Any time you need to get out, get calm, and breathe, I recommend a visit with the Redwoods. They’re some of the earth’s oldest breathing citizens, who count time in decades and centuries instead of seconds.
This is a small tribute to the trees and caretakers of the Armstrong Redwoods near Guerneville, California.
Invest in the millennium. Plant sequoias.
Say that your main crop is the forest
that you did not plant,
that you will not live to harvest.
Say that the leaves are harvested
when they have rotted into the mold.
Call that profit.
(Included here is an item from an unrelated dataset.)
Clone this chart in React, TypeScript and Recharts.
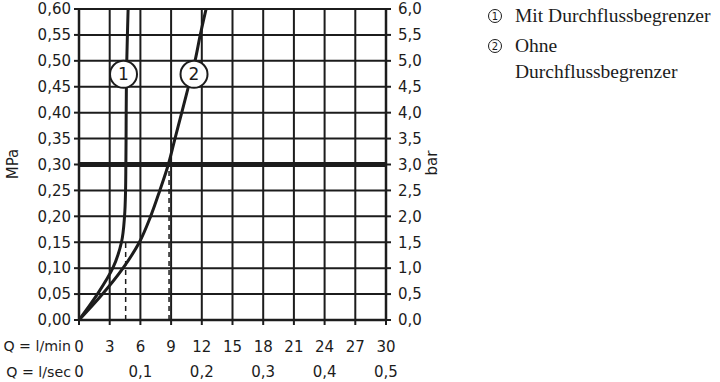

Prophesy such returns.
Put your faith in the two inches of humus
that will build under the trees
every thousand years.
– Wendell Berry,
from Manifesto: The Mad Farmer Liberation Front
published in The Country of Marriage
Trees are the earth’s endless efforts to speak to the listening heaven.
– Rabindranath Tagore, Fireflies
The greatest gift of a garden is the restoration of the five senses.
– Hanna Rion, Let’s Make a Flower Garden
Visitors were enchanted by crooked, gnarled trees I would previously have dismissed because of their low commercial value. Walking with my visitors, I learned to pay attention to more than just the quality of the trees’ trunks.
– Peter Wohlleben, from the introduction
to
The Hidden Life of Trees
Restoration ecology is experimental science…. In its attempts to reverse the processes of ecosystem degradation it runs exactly counter…to the whole cultural attitude of regarding the Earth as commodity rather than community.
– Stephanie Mills
…most individual trees of the same species growing in the same stand are connected to each other through their root systems. It appears that nutrient exchange and helping neighbors in times of need is the rule, and this leads to the conclusion that forests are superorganisms with interconnections much like ant colonies.
– Peter Wohlleben,
The Hidden Life of Trees
I frequently tramped eight or ten miles through the deepest snow to keep an appointment with a beech-tree, or a yellow birch, or an old acquaintance among the pines.
– Henry David Thoreau
Around me the trees stir in their leaves
and call out, “Stay awhile.”
– Mary Oliver, from When I Am Among the Trees from Thirst
In every walk with Nature one receives far more than he seeks. – John Muir
What did the tree learn from the earth
to be able to talk with the sky?
– Pablo Neruda
The tree which moves some to tears of joy is in the eyes of others only a green thing that stands in the way. Some see Nature all ridicule and deformity, and some scarce see Nature at all. But to the eyes of the man of imagination, Nature is Imagination itself.